# Exercise prompt:
Leave the pictures out, and retype all of the material exactly as written.

# Raw data:
◇ ◇ ◇ ◇ ◇ ◇ ◇

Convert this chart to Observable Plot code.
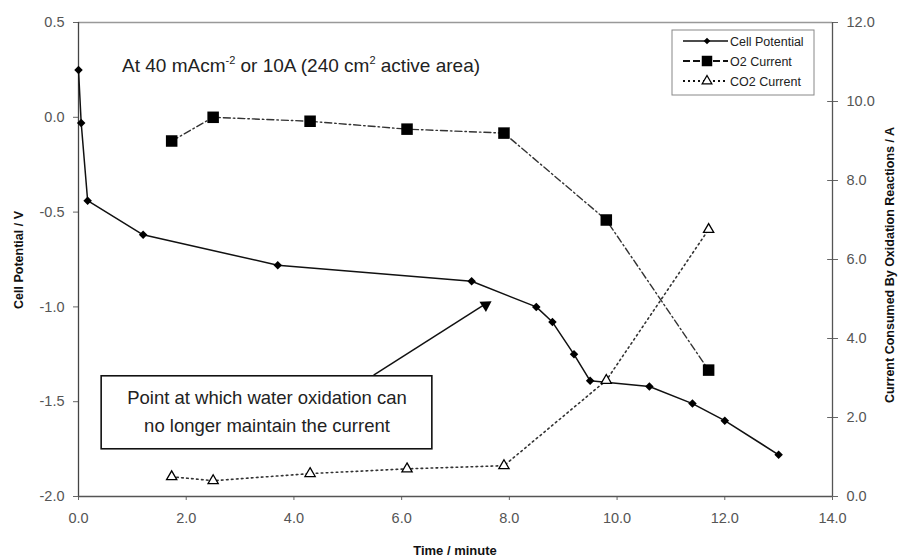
<!DOCTYPE html>
<html><head><meta charset="utf-8">
<script src="https://cdn.jsdelivr.net/npm/d3@7"></script>
<script src="https://cdn.jsdelivr.net/npm/@observablehq/plot@0.6"></script>
<style>
body{margin:0;background:#fff;}
#chart{position:relative;width:898px;height:560px;overflow:hidden;}
</style></head><body><div id="chart"></div>
<script>
// ---- data ----
const cellTime = [0, 0.05, 0.17, 1.2, 3.7, 7.3, 8.5, 8.8, 9.2, 9.5, 10.6, 11.4, 12.0, 13.0];
const cellPotential = [0.25, -0.03, -0.44, -0.62, -0.78, -0.865, -1.0, -1.08, -1.25, -1.39, -1.42, -1.51, -1.60, -1.78];
const currentTime = [1.73, 2.5, 4.3, 6.1, 7.9, 9.8, 11.7];
const o2Current = [9.0, 9.6, 9.5, 9.3, 9.2, 7.0, 3.2];
const co2Current = [0.5, 0.4, 0.58, 0.7, 0.78, 2.94, 6.76];
const xTicks = [0, 2, 4, 6, 8, 10, 12, 14];
const leftTicks = [0.5, 0, -0.5, -1, -1.5, -2];
const rightTicks = [0, 2, 4, 6, 8, 10, 12];
const seriesNames = ["Cell Potential", "O2 Current", "CO2 Current"];
const noteLines = ["Point at which water oxidation can", "no longer maintain the current"];
const noteBoxT = [0.43, 6.57];
const noteBoxV = [-1.366, -1.751];
const noteTextT = [3.5, 3.5];
const noteTextV = [-1.482, -1.628];
const arrowT = [5.48, 7.55];
const arrowV = [-1.36, -0.985];
const arrowHeadT = [7.56];
const arrowHeadV = [-0.99];

// right axis (0..12 A) mapped onto left axis (-2..0.5 V)
const toV = a => -2 + a * 2.5 / 12;
const fromV = v => (v + 2) * 12 / 2.5;

const cell = cellTime.map((t, i) => ({t, v: cellPotential[i]}));
const o2 = currentTime.map((t, i) => ({t, v: toV(o2Current[i])}));
const co2 = currentTime.map((t, i) => ({t, v: toV(co2Current[i])}));
const note = noteLines.map((s, i) => ({s, t: noteTextT[i], v: noteTextV[i]}));

const font = "'Liberation Sans', Arial, sans-serif";
const plot = Plot.plot({
  width: 898, height: 560,
  marginLeft: 78, marginRight: 66, marginTop: 22, marginBottom: 64,
  style: {fontFamily: font, fontSize: "14.5px", color: "#555", background: "#fff", overflow: "visible"},
  x: {type: "linear", domain: [0, 14]},
  y: {type: "linear", domain: [-2, 0.5]},
  marks: [
    Plot.axisX({ticks: xTicks, tickFormat: d => d.toFixed(1), tickSize: 4, tickPadding: 12, label: null, stroke: "#666", fill: "#555"}),
    Plot.axisY({anchor: "left", ticks: leftTicks, tickFormat: d => d.toFixed(1), tickSize: 5, tickPadding: 9, label: null, stroke: "#666", fill: "#555"}),
    Plot.axisY({anchor: "right", ticks: rightTicks.map(toV), tickFormat: d => fromV(d).toFixed(1), tickSize: 5, tickPadding: 9, label: null, stroke: "#666", fill: "#555"}),
    Plot.ruleY(rightTicks.map(toV), {x1: 13.91, x2: 14, stroke: "#666"}),
    Plot.ruleY([0.5], {stroke: "#999", strokeWidth: 1.5}),
    Plot.ruleX([0], {stroke: "#444", strokeWidth: 1.3}),
    Plot.ruleX([14], {stroke: "#555", strokeWidth: 1.3}),
    Plot.ruleY([-2], {stroke: "#555", strokeWidth: 1.5}),
    Plot.line(co2, {x: "t", y: "v", stroke: "#333", strokeWidth: 1.6, strokeDasharray: "1.6,3.4"}),
    Plot.line(o2, {x: "t", y: "v", stroke: "#333", strokeWidth: 1.4, strokeDasharray: "7,3,1.5,3"}),
    Plot.line(cell, {x: "t", y: "v", stroke: "#111", strokeWidth: 1.5}),
    Plot.dot(cell, {x: "t", y: "v", symbol: "square", rotate: 45, r: 3.4, fill: "#000", stroke: "none"}),
    Plot.dot(o2, {x: "t", y: "v", symbol: "square", r: 6.5, fill: "#000", stroke: "none"}),
    Plot.dot(co2, {x: "t", y: "v", symbol: "triangle", r: 3.8, fill: "#fff", stroke: "#000", strokeWidth: 1.3}),
    Plot.rect([0], {x1: noteBoxT[0], x2: noteBoxT[1], y1: noteBoxV[0], y2: noteBoxV[1], fill: "#fff", stroke: "#111", strokeWidth: 1.6}),
    Plot.text(note, {x: "t", y: "v", text: "s", fontSize: 18.5, fill: "#222", fontFamily: font}),
    Plot.link([0], {x1: arrowT[0], y1: arrowV[0], x2: arrowT[1], y2: arrowV[1], stroke: "#111", strokeWidth: 1.5}),
    Plot.dot([0], {x: arrowHeadT, y: arrowHeadV, symbol: "triangle", rotate: 57.6, r: 4.5, fill: "#000", stroke: "none"})
  ]
});
const host = document.getElementById("chart");
host.appendChild(plot);

const svg = d3.select(plot);
// axis titles
svg.append("text").attr("x", 455).attr("y", 555).attr("text-anchor", "middle")
  .attr("font-family", font).attr("font-weight", "bold").attr("font-size", 13).attr("fill", "#111").text("Time / minute");
svg.append("text").attr("transform", "translate(23,260) rotate(-90)").attr("text-anchor", "middle")
  .attr("font-family", font).attr("font-weight", "bold").attr("font-size", 12.5).attr("fill", "#111").text("Cell Potential / V");
svg.append("text").attr("transform", "translate(894,265) rotate(-90)").attr("text-anchor", "middle")
  .attr("font-family", font).attr("font-weight", "bold").attr("font-size", 12.5).attr("fill", "#111").text("Current Consumed By Oxidation Reactions / A");

// header annotation with superscripts
const h = svg.append("text").attr("x", 122).attr("y", 72).attr("text-anchor", "start").attr("font-family", font).attr("font-size", 19).attr("fill", "#222");
h.append("tspan").text("At 40 mAcm");
h.append("tspan").attr("dy", -8).attr("font-size", 11).text("-2");
h.append("tspan").attr("dy", 8).text(" or 10A (240 cm");
h.append("tspan").attr("dy", -8).attr("font-size", 11).text("2");
h.append("tspan").attr("dy", 8).text(" active area)");

// legend
const lg = svg.append("g").attr("transform", "translate(672,30)");
lg.append("rect").attr("width", 142).attr("height", 65).attr("fill", "#fff").attr("stroke", "#888");
const styles = [
  {dash: null, sym: d3.symbolSquare, size: 22, rot: 45, fill: "#000", stroke: "none"},
  {dash: "7,3", sym: d3.symbolSquare, size: 110, rot: 0, fill: "#000", stroke: "none"},
  {dash: "2,3", sym: d3.symbolTriangle, size: 40, rot: 0, fill: "#fff", stroke: "#000"}
];
seriesNames.forEach((name, i) => {
  const y = 11 + i * 20;
  const s = styles[i];
  lg.append("line").attr("x1", 11).attr("x2", 56).attr("y1", y).attr("y2", y)
    .attr("stroke", "#111").attr("stroke-width", i === 0 ? 1.5 : 2.2).attr("stroke-dasharray", s.dash);
  lg.append("path").attr("d", d3.symbol(s.sym, s.size)()).attr("transform", `translate(35,${y}) rotate(${s.rot})`)
    .attr("fill", s.fill).attr("stroke", s.stroke).attr("stroke-width", 1.3);
  lg.append("text").attr("x", 58).attr("y", y + 4.5).attr("text-anchor", "start").attr("font-family", font).attr("font-size", 12.5).attr("fill", "#222").text(name);
});
</script></body></html>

◇ ◇ ◇ ◇ ◇ ◇ ◇

# Written solution:
Convert this chart to Observable Plot code.
<!DOCTYPE html>
<html><head><meta charset="utf-8">
<script src="https://cdn.jsdelivr.net/npm/d3@7"></script>
<script src="https://cdn.jsdelivr.net/npm/@observablehq/plot@0.6"></script>
<style>
body{margin:0;background:#fff;}
#chart{position:relative;width:898px;height:560px;overflow:hidden;}
</style></head><body><div id="chart"></div>
<script>
// ---- data ----
const cellTime = [0, 0.05, 0.17, 1.2, 3.7, 7.3, 8.5, 8.8, 9.2, 9.5, 10.6, 11.4, 12.0, 13.0];
const cellPotential = [0.25, -0.03, -0.44, -0.62, -0.78, -0.865, -1.0, -1.08, -1.25, -1.39, -1.42, -1.51, -1.60, -1.78];
const currentTime = [1.73, 2.5, 4.3, 6.1, 7.9, 9.8, 11.7];
const o2Current = [9.0, 9.6, 9.5, 9.3, 9.2, 7.0, 3.2];
const co2Current = [0.5, 0.4, 0.58, 0.7, 0.78, 2.94, 6.76];
const xTicks = [0, 2, 4, 6, 8, 10, 12, 14];
const leftTicks = [0.5, 0, -0.5, -1, -1.5, -2];
const rightTicks = [0, 2, 4, 6, 8, 10, 12];
const seriesNames = ["Cell Potential", "O2 Current", "CO2 Current"];
const noteLines = ["Point at which water oxidation can", "no longer maintain the current"];
const noteBoxT = [0.43, 6.57];
const noteBoxV = [-1.366, -1.751];
const noteTextT = [3.5, 3.5];
const noteTextV = [-1.482, -1.628];
const arrowT = [5.48, 7.55];
const arrowV = [-1.36, -0.985];
const arrowHeadT = [7.56];
const arrowHeadV = [-0.99];

// right axis (0..12 A) mapped onto left axis (-2..0.5 V)
const toV = a => -2 + a * 2.5 / 12;
const fromV = v => (v + 2) * 12 / 2.5;

const cell = cellTime.map((t, i) => ({t, v: cellPotential[i]}));
const o2 = currentTime.map((t, i) => ({t, v: toV(o2Current[i])}));
const co2 = currentTime.map((t, i) => ({t, v: toV(co2Current[i])}));
const note = noteLines.map((s, i) => ({s, t: noteTextT[i], v: noteTextV[i]}));

const font = "'Liberation Sans', Arial, sans-serif";
const plot = Plot.plot({
  width: 898, height: 560,
  marginLeft: 78, marginRight: 66, marginTop: 22, marginBottom: 64,
  style: {fontFamily: font, fontSize: "14.5px", color: "#555", background: "#fff", overflow: "visible"},
  x: {type: "linear", domain: [0, 14]},
  y: {type: "linear", domain: [-2, 0.5]},
  marks: [
    Plot.axisX({ticks: xTicks, tickFormat: d => d.toFixed(1), tickSize: 4, tickPadding: 12, label: null, stroke: "#666", fill: "#555"}),
    Plot.axisY({anchor: "left", ticks: leftTicks, tickFormat: d => d.toFixed(1), tickSize: 5, tickPadding: 9, label: null, stroke: "#666", fill: "#555"}),
    Plot.axisY({anchor: "right", ticks: rightTicks.map(toV), tickFormat: d => fromV(d).toFixed(1), tickSize: 5, tickPadding: 9, label: null, stroke: "#666", fill: "#555"}),
    Plot.ruleY(rightTicks.map(toV), {x1: 13.91, x2: 14, stroke: "#666"}),
    Plot.ruleY([0.5], {stroke: "#999", strokeWidth: 1.5}),
    Plot.ruleX([0], {stroke: "#444", strokeWidth: 1.3}),
    Plot.ruleX([14], {stroke: "#555", strokeWidth: 1.3}),
    Plot.ruleY([-2], {stroke: "#555", strokeWidth: 1.5}),
    Plot.line(co2, {x: "t", y: "v", stroke: "#333", strokeWidth: 1.6, strokeDasharray: "1.6,3.4"}),
    Plot.line(o2, {x: "t", y: "v", stroke: "#333", strokeWidth: 1.4, strokeDasharray: "7,3,1.5,3"}),
    Plot.line(cell, {x: "t", y: "v", stroke: "#111", strokeWidth: 1.5}),
    Plot.dot(cell, {x: "t", y: "v", symbol: "square", rotate: 45, r: 3.4, fill: "#000", stroke: "none"}),
    Plot.dot(o2, {x: "t", y: "v", symbol: "square", r: 6.5, fill: "#000", stroke: "none"}),
    Plot.dot(co2, {x: "t", y: "v", symbol: "triangle", r: 3.8, fill: "#fff", stroke: "#000", strokeWidth: 1.3}),
    Plot.rect([0], {x1: noteBoxT[0], x2: noteBoxT[1], y1: noteBoxV[0], y2: noteBoxV[1], fill: "#fff", stroke: "#111", strokeWidth: 1.6}),
    Plot.text(note, {x: "t", y: "v", text: "s", fontSize: 18.5, fill: "#222", fontFamily: font}),
    Plot.link([0], {x1: arrowT[0], y1: arrowV[0], x2: arrowT[1], y2: arrowV[1], stroke: "#111", strokeWidth: 1.5}),
    Plot.dot([0], {x: arrowHeadT, y: arrowHeadV, symbol: "triangle", rotate: 57.6, r: 4.5, fill: "#000", stroke: "none"})
  ]
});
const host = document.getElementById("chart");
host.appendChild(plot);

const svg = d3.select(plot);
// axis titles
svg.append("text").attr("x", 455).attr("y", 555).attr("text-anchor", "middle")
  .attr("font-family", font).attr("font-weight", "bold").attr("font-size", 13).attr("fill", "#111").text("Time / minute");
svg.append("text").attr("transform", "translate(23,260) rotate(-90)").attr("text-anchor", "middle")
  .attr("font-family", font).attr("font-weight", "bold").attr("font-size", 12.5).attr("fill", "#111").text("Cell Potential / V");
svg.append("text").attr("transform", "translate(894,265) rotate(-90)").attr("text-anchor", "middle")
  .attr("font-family", font).attr("font-weight", "bold").attr("font-size", 12.5).attr("fill", "#111").text("Current Consumed By Oxidation Reactions / A");

// header annotation with superscripts
const h = svg.append("text").attr("x", 122).attr("y", 72).attr("text-anchor", "start").attr("font-family", font).attr("font-size", 19).attr("fill", "#222");
h.append("tspan").text("At 40 mAcm");
h.append("tspan").attr("dy", -8).attr("font-size", 11).text("-2");
h.append("tspan").attr("dy", 8).text(" or 10A (240 cm");
h.append("tspan").attr("dy", -8).attr("font-size", 11).text("2");
h.append("tspan").attr("dy", 8).text(" active area)");

// legend
const lg = svg.append("g").attr("transform", "translate(672,30)");
lg.append("rect").attr("width", 142).attr("height", 65).attr("fill", "#fff").attr("stroke", "#888");
const styles = [
  {dash: null, sym: d3.symbolSquare, size: 22, rot: 45, fill: "#000", stroke: "none"},
  {dash: "7,3", sym: d3.symbolSquare, size: 110, rot: 0, fill: "#000", stroke: "none"},
  {dash: "2,3", sym: d3.symbolTriangle, size: 40, rot: 0, fill: "#fff", stroke: "#000"}
];
seriesNames.forEach((name, i) => {
  const y = 11 + i * 20;
  const s = styles[i];
  lg.append("line").attr("x1", 11).attr("x2", 56).attr("y1", y).attr("y2", y)
    .attr("stroke", "#111").attr("stroke-width", i === 0 ? 1.5 : 2.2).attr("stroke-dasharray", s.dash);
  lg.append("path").attr("d", d3.symbol(s.sym, s.size)()).attr("transform", `translate(35,${y}) rotate(${s.rot})`)
    .attr("fill", s.fill).attr("stroke", s.stroke).attr("stroke-width", 1.3);
  lg.append("text").attr("x", 58).attr("y", y + 4.5).attr("text-anchor", "start").attr("font-family", font).attr("font-size", 12.5).attr("fill", "#222").text(name);
});
</script></body></html>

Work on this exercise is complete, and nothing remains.